Toto Wolff, Christian Horner Looking to Move On From ‘Brutal’ 2021 Rivalry

For the first time since the controversial finale of the 2021 Formula 1 season in Abu Dhabi, Toto Wolff and Christian Horner appeared together in public on Wednesday at the Circuit de Barcelona-Catalunya, and both agreed to draw a line under what happened last year and move on.

The relationship between the Team Principals of the Mercedes-AMG Petronas Formula One Team and Oracle Red Bull Racing broke down last year as Lewis Hamilton and Max Verstappen fought over the Drivers’ Championship. 

And it all came to a head in the finale in Abu Dhabi as Verstappen took the title after controversies over the legality of the safety car restart that ultimately cost FIA Race Director Michael Masi his job.

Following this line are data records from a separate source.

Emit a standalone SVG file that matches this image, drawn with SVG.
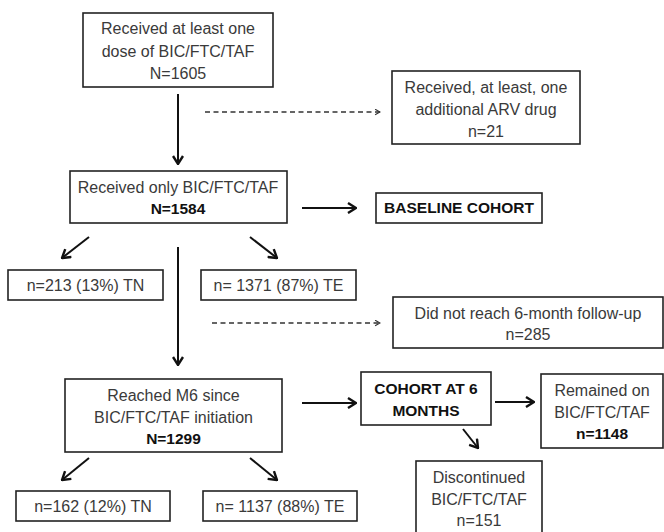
<svg xmlns="http://www.w3.org/2000/svg" width="664" height="532" viewBox="0 0 664 532">
<style>
.box{fill:#fff;stroke:#222;stroke-width:1.6}
.t{font-family:"Liberation Sans",Arial,sans-serif;font-size:16px;fill:#3a3a3a;text-anchor:middle}
.b{font-weight:bold;fill:#111;font-size:15.5px}
.c{stroke:#111;stroke-width:2;fill:none}
.d{stroke:#333;stroke-width:1.3;fill:none;stroke-dasharray:5,3.5}
</style>
<defs>
<marker id="ah2" viewBox="0 0 10 10" refX="9" refY="5" markerWidth="7" markerHeight="7" orient="auto" markerUnits="userSpaceOnUse">
<path d="M2,1 L9,5 L2,9" fill="none" stroke="#333" stroke-width="1.6"/>
</marker>
<marker id="ahb" viewBox="0 0 12 12" refX="11" refY="6" markerWidth="12" markerHeight="12" orient="auto" markerUnits="userSpaceOnUse">
<path d="M3,1 L11,6 L3,11" fill="none" stroke="#111" stroke-width="2.4"/>
</marker>
</defs>
<g id="connectors">
<line class="c" x1="178" y1="94" x2="178" y2="164" marker-end="url(#ahb)"/>
<line class="d" x1="205" y1="112" x2="380" y2="112" marker-end="url(#ah2)"/>
<line class="c" x1="302" y1="208" x2="356" y2="208" marker-end="url(#ahb)"/>
<line class="c" x1="89" y1="237" x2="62" y2="258" marker-end="url(#ahb)"/>
<line class="c" x1="250" y1="237" x2="277" y2="258" marker-end="url(#ahb)"/>
<line class="c" x1="178" y1="247" x2="178" y2="365" marker-end="url(#ahb)"/>
<line class="d" x1="212" y1="323" x2="380" y2="323" marker-end="url(#ah2)"/>
<line class="c" x1="302" y1="403" x2="356" y2="403" marker-end="url(#ahb)"/>
<line class="c" x1="495" y1="402" x2="534" y2="402" marker-end="url(#ahb)"/>
<line class="c" x1="463" y1="429" x2="478" y2="448" marker-end="url(#ahb)"/>
<line class="c" x1="89" y1="458" x2="62" y2="480" marker-end="url(#ahb)"/>
<line class="c" x1="250" y1="458" x2="277" y2="480" marker-end="url(#ahb)"/>
</g>
<g id="n1">
<rect class="box" x="83" y="13" width="190" height="74"/>
<text class="t" x="178" y="34">Received at least one</text>
<text class="t" x="178" y="57">dose of BIC/FTC/TAF</text>
<text class="t" x="178" y="79">N=1605</text>
</g>
<g id="n2">
<rect class="box" x="392" y="71" width="188" height="73"/>
<text class="t" x="486" y="93">Received, at least, one</text>
<text class="t" x="486" y="115">additional ARV drug</text>
<text class="t" x="486" y="137">n=21</text>
</g>
<g id="n3">
<rect class="box" x="70" y="171" width="217" height="52"/>
<text class="t" x="178" y="193">Received only BIC/FTC/TAF</text>
<text class="t b" x="178" y="214">N=1584</text>
</g>
<g id="n4">
<rect class="box" x="376" y="193" width="166" height="30"/>
<text class="t b" x="459" y="213">BASELINE COHORT</text>
</g>
<g id="n5">
<rect class="box" x="8" y="270" width="155" height="30"/>
<text class="t" x="85.5" y="291">n=213 (13%) TN</text>
</g>
<g id="n6">
<rect class="box" x="201" y="270" width="155" height="30"/>
<text class="t" x="278.5" y="291">n= 1371 (87%) TE</text>
</g>
<g id="n7">
<rect class="box" x="393" y="297" width="270" height="51"/>
<text class="t" x="528" y="319">Did not reach 6-month follow-up</text>
<text class="t" x="528" y="340">n=285</text>
</g>
<g id="n8">
<rect class="box" x="65" y="379" width="217" height="73"/>
<text class="t" x="173.5" y="401">Reached M6 since</text>
<text class="t" x="173.5" y="423">BIC/FTC/TAF initiation</text>
<text class="t b" x="173.5" y="444">N=1299</text>
</g>
<g id="n9">
<rect class="box" x="361" y="372" width="130" height="53"/>
<text class="t b" x="426" y="394">COHORT AT 6</text>
<text class="t b" x="426" y="416">MONTHS</text>
</g>
<g id="n10">
<rect class="box" x="541" y="374" width="122" height="74"/>
<text class="t" x="602" y="396">Remained on</text>
<text class="t" x="602" y="418">BIC/FTC/TAF</text>
<text class="t b" x="602" y="439">n=1148</text>
</g>
<g id="n11">
<rect class="box" x="416" y="461" width="126" height="80"/>
<text class="t" x="479" y="483">Discontinued</text>
<text class="t" x="479" y="505">BIC/FTC/TAF</text>
<text class="t" x="479" y="526">n=151</text>
</g>
<g id="n12">
<rect class="box" x="16" y="491" width="154" height="30"/>
<text class="t" x="93" y="512">n=162 (12%) TN</text>
</g>
<g id="n13">
<rect class="box" x="203" y="491" width="154" height="30"/>
<text class="t" x="280" y="512">n= 1137 (88%) TE</text>
</g>
</svg>
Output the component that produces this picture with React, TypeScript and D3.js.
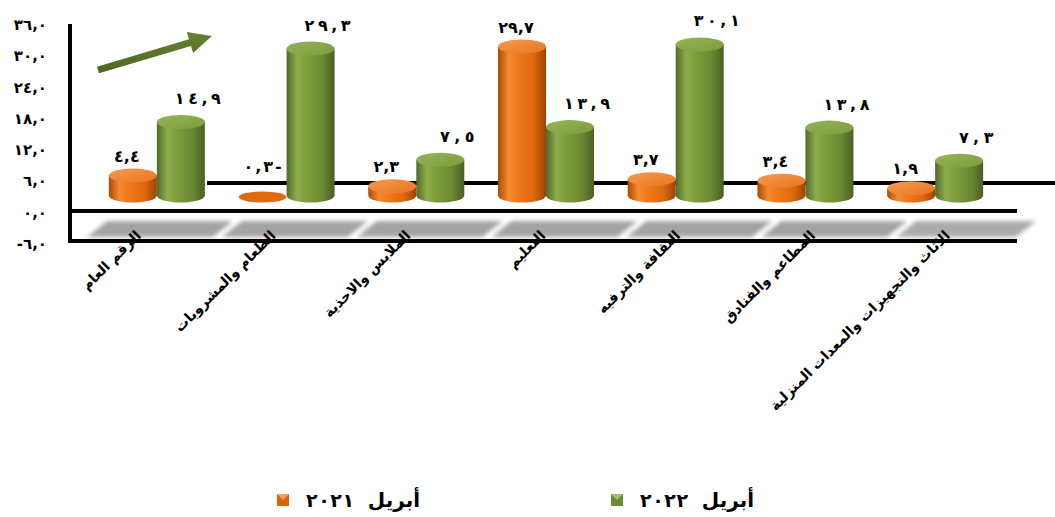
import React from "react";
import * as d3 from "d3";

const categories = [
  "الرقم العام",
  "الطعام والمشروبات",
  "الملابس والاحذية",
  "التعليم",
  "الثقافة والترفيه",
  "المطاعم والفنادق",
  "الاثاث والتجهيزات والمعدات المنزلية",
];
const april2021 = [4.4, -0.3, 2.3, 29.7, 3.7, 3.4, 1.9];
const april2022 = [14.9, 29.3, 7.5, 13.9, 30.1, 13.8, 7.3];
const yTicks = [-6, 0, 6, 12, 18, 24, 30, 36];
const legendYear2021 = "٢٠٢١";
const legendYear2022 = "٢٠٢٢";
const legendMonth = "أبريل";

const W = 1055;
const H = 517;
const FONT = "'DejaVu Sans', sans-serif";

const toAr = (s: string) => s.replace(/[0-9]/g, (d) => "٠١٢٣٤٥٦٧٨٩"[+d]);
const fmtAbs = (v: number) => toAr(Math.abs(v).toFixed(1).replace(".", ","));
const tickFmt = (v: number) => (v < 0 ? "-" : "") + fmtAbs(v);
const valFmt = (v: number) => fmtAbs(v) + (v < 0 ? "-" : "");

export default function App() {
  // axis label scale (front plane)
  const axisY = d3.scaleLinear().domain([-6, 36]).range([244, 25]);
  // bar scale (projected plane)
  const barY = d3.scaleLinear().domain([0, 30]).range([198, 45]);
  const xBar = d3.scaleBand<string>().domain(categories).range([92, 1000]).padding(0);
  const xFront = d3.scaleBand<string>().domain(categories).range([70, 1014]).padding(0);

  const bw = 48;
  const rx = bw / 2;
  const ry = 7;
  const baseY = 195.5;

  const series = [
    { key: "o", values: april2021, offset: -1, dx: -6, spaced: false },
    { key: "g", values: april2022, offset: 0, dx: 17, spaced: true },
  ];

  // arrow geometry
  const tail: [number, number] = [98, 70];
  const tip: [number, number] = [212, 36];
  const ddx = tip[0] - tail[0];
  const ddy = tip[1] - tail[1];
  const len = Math.hypot(ddx, ddy);
  const ux = ddx / len;
  const uy = ddy / len;
  const nx = -uy;
  const ny = ux;
  const hl = 23;
  const hw = 11;
  const bx = tip[0] - ux * hl;
  const by = tip[1] - uy * hl;
  const sw = 3.5;
  const arrowPts = [
    [tail[0] + nx * sw, tail[1] + ny * sw],
    [bx + nx * sw, by + ny * sw],
    [bx + nx * hw, by + ny * hw],
    tip,
    [bx - nx * hw, by - ny * hw],
    [bx - nx * sw, by - ny * sw],
    [tail[0] - nx * sw, tail[1] - ny * sw],
  ]
    .map((p) => p.join(","))
    .join(" ");

  const step = xFront.step();

  return (
    <svg width={W} height={H} style={{ display: "block", position: "absolute", left: 0, top: 0 }}>
      <defs>
        <linearGradient id="oBody" x1="0" x2="1" y1="0" y2="0">
          <stop offset="0%" stopColor="#A94A06" />
          <stop offset="22%" stopColor="#F58A30" />
          <stop offset="40%" stopColor="#F07B1E" />
          <stop offset="75%" stopColor="#DE680D" />
          <stop offset="100%" stopColor="#9C4305" />
        </linearGradient>
        <linearGradient id="oTop" x1="0" x2="1" y1="0" y2="1">
          <stop offset="0%" stopColor="#F59A52" />
          <stop offset="100%" stopColor="#E9761E" />
        </linearGradient>
        <linearGradient id="gBody" x1="0" x2="1" y1="0" y2="0">
          <stop offset="0%" stopColor="#53692A" />
          <stop offset="22%" stopColor="#8DAD4C" />
          <stop offset="40%" stopColor="#7E9E3E" />
          <stop offset="75%" stopColor="#6B8831" />
          <stop offset="100%" stopColor="#4B5F24" />
        </linearGradient>
        <linearGradient id="gTop" x1="0" x2="1" y1="0" y2="1">
          <stop offset="0%" stopColor="#94B556" />
          <stop offset="100%" stopColor="#7C9B3E" />
        </linearGradient>
        <linearGradient id="arrowG" x1="0" x2="0" y1="0" y2="1">
          <stop offset="0%" stopColor="#66822F" />
          <stop offset="100%" stopColor="#4E6524" />
        </linearGradient>
        <filter id="blur" x="-10%" y="-50%" width="120%" height="200%">
          <feGaussianBlur stdDeviation="2.2" />
        </filter>
      </defs>

      {/* back floor line */}
      <line x1={207} x2={W} y1={183} y2={183} stroke="#000" strokeWidth={4} />

      {/* shadows on the floor band */}
      <g filter="url(#blur)">
        {categories.map((c, i) => {
          const s = xFront(c)!;
          const last = i === categories.length - 1;
          const l = s + 27;
          const r = s + step + (last ? 12 : 18);
          const t = 221;
          const b = 237;
          const k = 10;
          return (
            <polygon
              key={"sh" + i}
              points={`${l - k},${b} ${l + k},${t} ${r + k},${t} ${r - k},${b}`}
              fill={last ? "#ababab" : "#a3a3a3"}
            />
          );
        })}
      </g>

      {/* front frame lines */}
      <line x1={68} x2={1017} y1={211} y2={211} stroke="#000" strokeWidth={4} />
      <line x1={68} x2={1017} y1={241} y2={241} stroke="#000" strokeWidth={4} />
      <line x1={70} x2={70} y1={24} y2={243} stroke="#000" strokeWidth={4} />

      {/* y tick labels */}
      {yTicks.map((t) => (
        <text
          key={"yt" + t}
          x={47}
          y={axisY(t)}
          textAnchor="end"
          dominantBaseline="central"
          fontFamily={FONT}
          fontWeight="bold"
          fontSize={15}
          fill="#000"
        >
          {tickFmt(t)}
        </text>
      ))}

      {/* bars */}
      {series.map((sr) =>
        categories.map((c, i) => {
          const v = sr.values[i];
          const center = xBar(c)! + xBar.bandwidth() / 2;
          const x0 = center + sr.offset * bw;
          const cx = x0 + rx;
          const body = sr.key === "o" ? "url(#oBody)" : "url(#gBody)";
          const top = sr.key === "o" ? "url(#oTop)" : "url(#gTop)";
          if (v <= 0) {
            return (
              <g key={sr.key + i}>
                <ellipse cx={cx} cy={197} rx={rx} ry={5.5} fill="#DF6A10" />
              </g>
            );
          }
          const ty = barY(v);
          return (
            <g key={sr.key + i}>
              <path
                d={`M${x0},${ty} L${x0},${baseY} A${rx},${ry} 0 0 0 ${x0 + bw},${baseY} L${x0 + bw},${ty} Z`}
                fill={body}
              />
              <ellipse cx={cx} cy={ty} rx={rx} ry={ry} fill={top} />
            </g>
          );
        })
      )}

      {/* value labels */}
      {series.map((sr) =>
        categories.map((c, i) => {
          const v = sr.values[i];
          const center = xBar(c)! + xBar.bandwidth() / 2;
          const cx = center + sr.offset * bw + rx;
          const topEdge = v <= 0 ? 191.5 : barY(v) - ry;
          const y = v <= 0 ? 172 : topEdge - (sr.key === "o" ? 7 : 11);
          const label = valFmt(v);
          const spaced = v <= 0 || sr.spaced;
          const tl = v <= 0 ? 38 : label.length * 11.5;
          const extra = spaced ? { textLength: tl, lengthAdjust: "spacing" } : {};
          return (
            <text
              key={"vl" + sr.key + i}
              x={cx + (v <= 0 ? 0 : sr.dx)}
              y={y}
              textAnchor="middle"
              fontFamily={FONT}
              fontWeight="bold"
              fontSize={16}
              fill="#000"
              {...extra}
            >
              {label}
            </text>
          );
        })
      )}

      {/* category labels */}
      {categories.map((c, i) => {
        const ax = xFront(c)! + step / 2 - 3;
        const ay = 229;
        return (
          <text
            key={"cl" + i}
            transform={`translate(${ax},${ay}) rotate(-45)`}
            textAnchor="end"
            dominantBaseline="hanging"
            fontFamily={FONT}
            fontWeight="bold"
            fontSize={14}
            fill="#000"
          >
            {c}
          </text>
        );
      })}

      {/* arrow */}
      <polygon points={arrowPts} fill="url(#arrowG)" />

      {/* legend */}
      {[
        { x: 277, year: legendYear2021, c1: "#D9650B", c2: "#F5A160" },
        { x: 611, year: legendYear2022, c1: "#6E8B35", c2: "#A4C26A" },
      ].map((lg, i) => (
        <g key={"lg" + i}>
          <rect x={lg.x} y={494} width={12} height={12} fill={lg.c1} />
          <polygon
            points={`${lg.x},${494} ${lg.x + 12},${494} ${lg.x + 6},${500}`}
            fill={lg.c2}
          />
          <text
            x={lg.x + 29}
            y={507}
            fontFamily={FONT}
            fontWeight="bold"
            fontSize={19}
            textLength={48}
            lengthAdjust="spacing"
            fill="#000"
          >
            {lg.year}
          </text>
          <text
            x={lg.x + 143}
            y={507}
            textAnchor="end"
            fontFamily={FONT}
            fontWeight="bold"
            fontSize={20}
            fill="#000"
          >
            {legendMonth}
          </text>
        </g>
      ))}
    </svg>
  );
}
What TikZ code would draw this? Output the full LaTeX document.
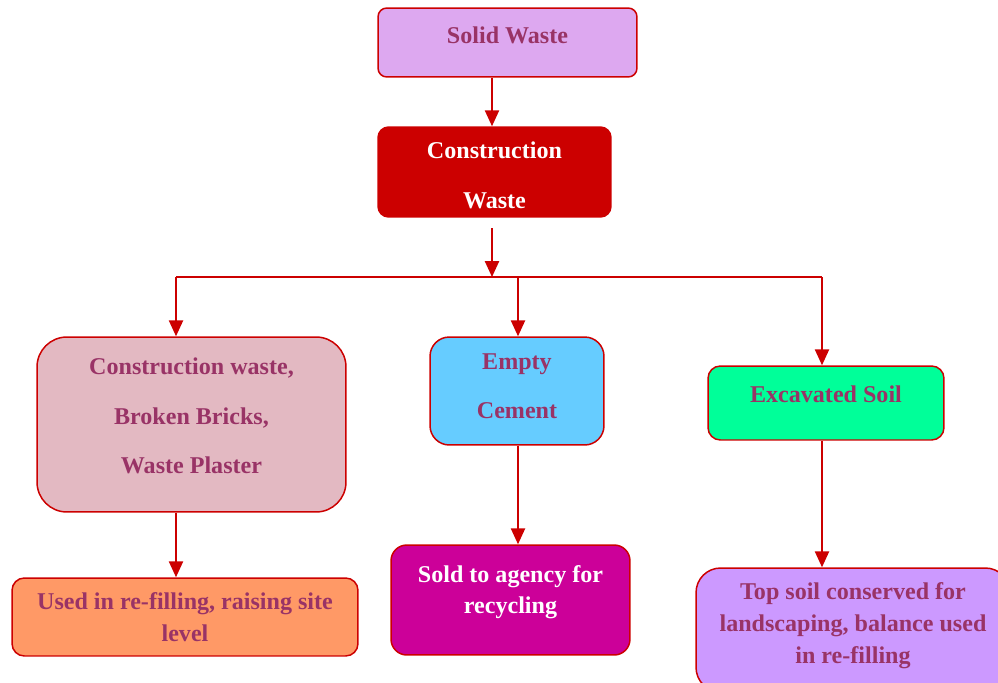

However, despite a difference of opinion over what happened to his Red Bull counterpart, Wolff says it is important for Formula 1 to close that particular chapter and move on and focus on the new season ahead in 2022.

“It’s to be expected. It got fierce at times and brutal. But there’s a lot at stake,” Wolff is quoted as saying by  “It’s a Formula 1 world championship, and there’s the fighting on track, and the fighting off track for advantages. So that’s okay.

“But we need to move on. There’s been so much talk about Abu Dhabi, that it came to a point that it is really damaging for all of us stakeholders of F1, and we’ve closed the chapter and moved on. Now it’s about 2022, the game is on again, all points to zero, and new opportunity and new risk.”

Horner was in agreement as Red Bull’s focus has switched fully over to the 2022 season and the new regulations, but he says it is important to reset the relationship with Wolff and try and avoid it becoming as broken as it was at times last year.

“I think that maybe we share differences of opinion over Abu Dhabi, but that’s all done and dusted, and all focus is very much now on 2022,” Horner said.  “I think what you did see last year was a fantastic competition from the first race to the last race.

“I think that’s been a key part of Formula 1’s revival in popularity. It has been that competition, and so certainly we hope that there’s going to be an equally exciting year, although ideally a little less exciting at times.

“I think there could be some other competitors joining that battle as well. So particularly with a clean sheet of paper, with these brand new cars, it’s a complete reset.

“It’s arguably the biggest regulation change in the last 40 years, but I’m sure the intensity of rivalry between the teams and the drivers will be as pertinent as ever.”